In the second half of 2015 we wrote a ton of content about directing water away from your home. As we saw with the sudden deluge of a mid-November rain and windstorm, water that collects in and around your house can have disastrous results during normal precipitation levels, not to mention catastrophic downpours that knock out the power and let water freely flow into your basement. 

Not fun. 

In 2016, however, we’ve shifted our focus from banishing the water to keeping it onsite. 

Crazy, we know. 

Water Harvest Design in North Vancouver

Water harvesting is the simple act of saving rain water during the winter (or any time of year, really) for future use. One of the issues that makes this difficult is that we’re tight on space in the lower mainland, so we need to take advantage of our vertical space more so than the horizontal. 

This means that the best place to store all that winter wetness is underground. A further advantage to this is that water will flow into your collection tank easier because of gravity. 

Underground Tanks

We’ve installed plenty of underground tanks in the yards of older homes, but the best time to install is during construction so you’re not disturbing the land. Underground tanks can be much larger than overground tanks depending on the requirements of your property. They can be attached to sprinklers and irrigation systems that require power and a pump, but you’ll still be saving money with rainwater that’s going to fall anyways, especially in the winter and spring months.

Why not spread the rain out and save it for a day you’ll really need it?

Overground Tanks

Think of your standard rain barrel. Water harvesting technology has come a long way in the last decade, to the point where you can install tanks that look like large planters or simple brick retaining walls. Just let the rain fall and then fill up your watering tank from a valve and you’re on on your way to good water harvesting habits. 

Overground storage systems are usually installed on an existing structure and are designed to fit in and take up as little space as possible. Overground tanks can collect water on their own, or they can be hooked up to gutter systems to capture every drop of water that falls on your house. 

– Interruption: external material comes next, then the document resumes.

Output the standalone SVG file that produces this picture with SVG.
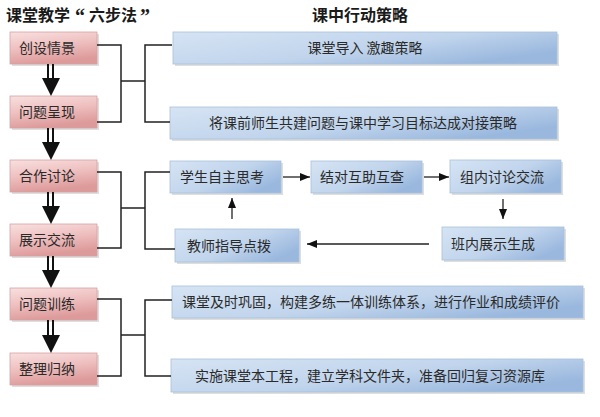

Further Benefits of Rainwater Harvesting

The benefit we all care about the most is the savings on our utility bill. The more water we save the less we’ll need to pay for in June when the sun shines for two weeks straight.

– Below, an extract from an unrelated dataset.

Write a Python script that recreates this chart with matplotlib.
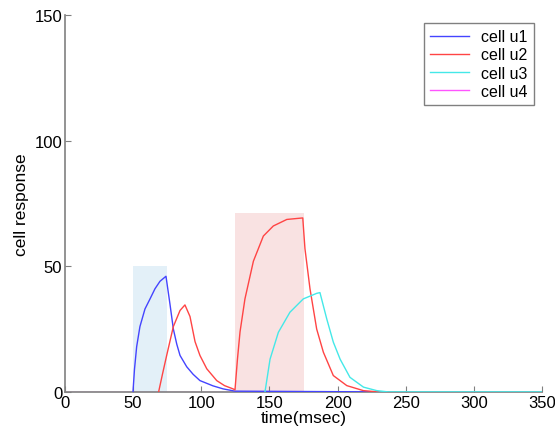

However, there’s more at work here:

  • rainwater harvesting lessens the burden on your municipal drainage system
  • with a higher supply of water being kept, the demand for water goes down, which means water prices also go down
  • local consumption of fresh water is diminished, which simply means there’s more opportunity and more water to contribute to a bigger picture water crisis

The benefits of rainwater harvesting far outweighs the costs, but yeah, there are initial costs involved. However, it won’t take long for the investment to be worth it, both in your backyard and elsewhere in the world where water isn’t so readily available.